Okoroafor, who has a wife and six children, said, “The state government promised to get back to us soon and I’ve been waiting to hear some good news. The shop was my only source of income and now that it is burnt, I’m at the mercy of God. So far, I’ve been living on God’s grace.

“I’ve been seeking help from my church and my family members and they have been assisting with the little they have but for how long will I do that? Some people have come here to take our passport photographs but we have not heard anything from them since then.

“We hope that the government will render some assistance to us soon because getting through the day without any meaningful income is like living in hell. We need help desperately.”

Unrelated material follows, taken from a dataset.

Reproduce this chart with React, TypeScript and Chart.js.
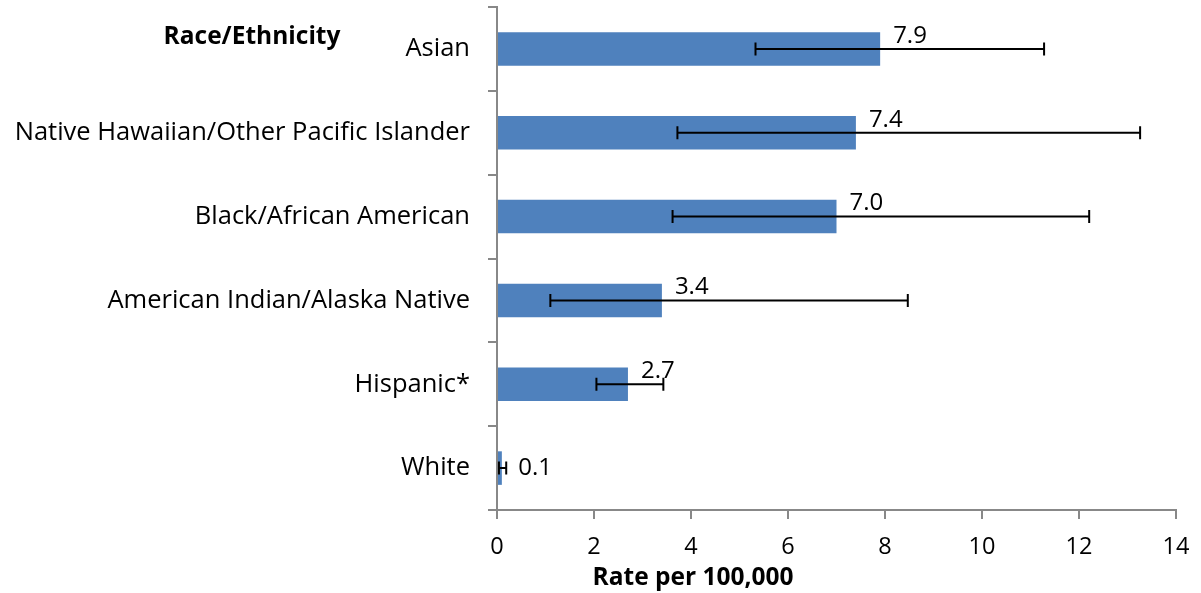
import React, { useEffect, useRef } from "react";
import { Chart, registerables } from "chart.js";

Chart.register(...registerables);

const categories = [
  "Asian",
  "Native Hawaiian/Other Pacific Islander",
  "Black/African American",
  "American Indian/Alaska Native",
  "Hispanic*",
  "White",
];
const rates = [7.9, 7.4, 7.0, 3.4, 2.7, 0.1];
const lowerCI = [5.33, 3.72, 3.62, 1.1, 2.05, 0.04];
const upperCI = [11.28, 13.26, 12.21, 8.47, 3.43, 0.19];
const xTicks = [0, 2, 4, 6, 8, 10, 12, 14];

const FONT = "'Open Sans', 'Noto Sans', sans-serif";

const overlayPlugin = {
  id: "overlay",
  afterDatasetsDraw(chart: any) {
    const ctx = chart.ctx;
    const meta = chart.getDatasetMeta(0);
    const xs = chart.scales.x;
    ctx.save();
    // error bars
    ctx.strokeStyle = "#000";
    ctx.lineWidth = 2;
    meta.data.forEach((bar: any, i: number) => {
      const y = bar.y;
      const x1 = xs.getPixelForValue(lowerCI[i]);
      const x2 = xs.getPixelForValue(upperCI[i]);
      ctx.beginPath();
      ctx.moveTo(x1, y);
      ctx.lineTo(x2, y);
      ctx.moveTo(x1, y - 6.5);
      ctx.lineTo(x1, y + 6.5);
      ctx.moveTo(x2, y - 6.5);
      ctx.lineTo(x2, y + 6.5);
      ctx.stroke();
    });
    // data labels
    ctx.fillStyle = "#000";
    ctx.font = `24px ${FONT}`;
    ctx.textBaseline = "middle";
    ctx.textAlign = "left";
    meta.data.forEach((bar: any, i: number) => {
      const last = i === meta.data.length - 1;
      const x = last ? xs.getPixelForValue(upperCI[i]) + 12 : bar.x + 13;
      const y = last ? bar.y : bar.y - 13;
      ctx.fillText(rates[i].toFixed(1), x, y);
    });
    // titles
    ctx.font = `bold 24.5px ${FONT}`;
    ctx.textAlign = "center";
    ctx.fillText("Race/Ethnicity", 252, 37);
    ctx.fillText("Rate per 100,000", 693, 578);
    ctx.restore();
  },
};

export default function App() {
  const ref = useRef<HTMLCanvasElement | null>(null);
  useEffect(() => {
    if (!ref.current) return;
    const chart = new Chart(ref.current, {
      type: "bar",
      data: {
        labels: categories,
        datasets: [
          {
            data: rates,
            backgroundColor: "#4F81BD",
            borderWidth: 0,
            barPercentage: 0.4,
            categoryPercentage: 1,
          },
        ],
      },
      options: {
        indexAxis: "y",
        animation: false,
        responsive: false,
        layout: { padding: { top: 7, right: 25, left: 0, bottom: 0 } },
        plugins: { legend: { display: false }, tooltip: { enabled: false } },
        scales: {
          x: {
            min: 0,
            max: 14,
            afterBuildTicks(scale: any) {
              scale.ticks = xTicks.map((v) => ({ value: v }));
            },
            afterFit(scale: any) {
              scale.height = 593 - 7 - 503;
              scale.paddingLeft = 0;
              scale.paddingRight = 0;
            },
            grid: {
              drawOnChartArea: false,
              drawTicks: true,
              tickLength: 9,
              color: "#888",
              lineWidth: 2,
            },
            border: { color: "#888", width: 2 },
            ticks: {
              color: "#000",
              font: { family: FONT, size: 23.5 },
              padding: 14,
            },
          },
          y: {
            afterFit(scale: any) {
              scale.width = 497;
              scale.paddingTop = 0;
              scale.paddingBottom = 0;
            },
            grid: {
              drawOnChartArea: false,
              drawTicks: true,
              tickLength: 9,
              color: "#888",
              lineWidth: 2,
              offset: true,
            },
            border: { color: "#888", width: 2 },
            ticks: {
              color: "#000",
              font: { family: FONT, size: 25.5 },
              padding: 18,
            },
          },
        },
      },
      plugins: [overlayPlugin],
    });
    return () => chart.destroy();
  }, []);
  return (
    <div style={{ position: "fixed", left: 0, top: 0, width: 1201, height: 593, background: "#fff" }}>
      <canvas ref={ref} width={1201} height={593} />
    </div>
  );
}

The destruction left in the wake of the fire incident affected the Olushi family house at Idimu junction.
One of the Olushi family members, Mrs. Fatima Aderounmu, who was an occupant of the house, has since moved to a state government relief camp at Igando area of Lagos in the absence of anywhere else to go.
Aderounmu said she also lost all her belongings in the fire incident and was lucky to have escaped alive.
“The incident occurred around midnight on Saturday, June 6 and we were all inside,” she said.
“The intensity of the fire was so much and we would have died inside the building if there was no exit route behind the house. We were able to get out through the back door.”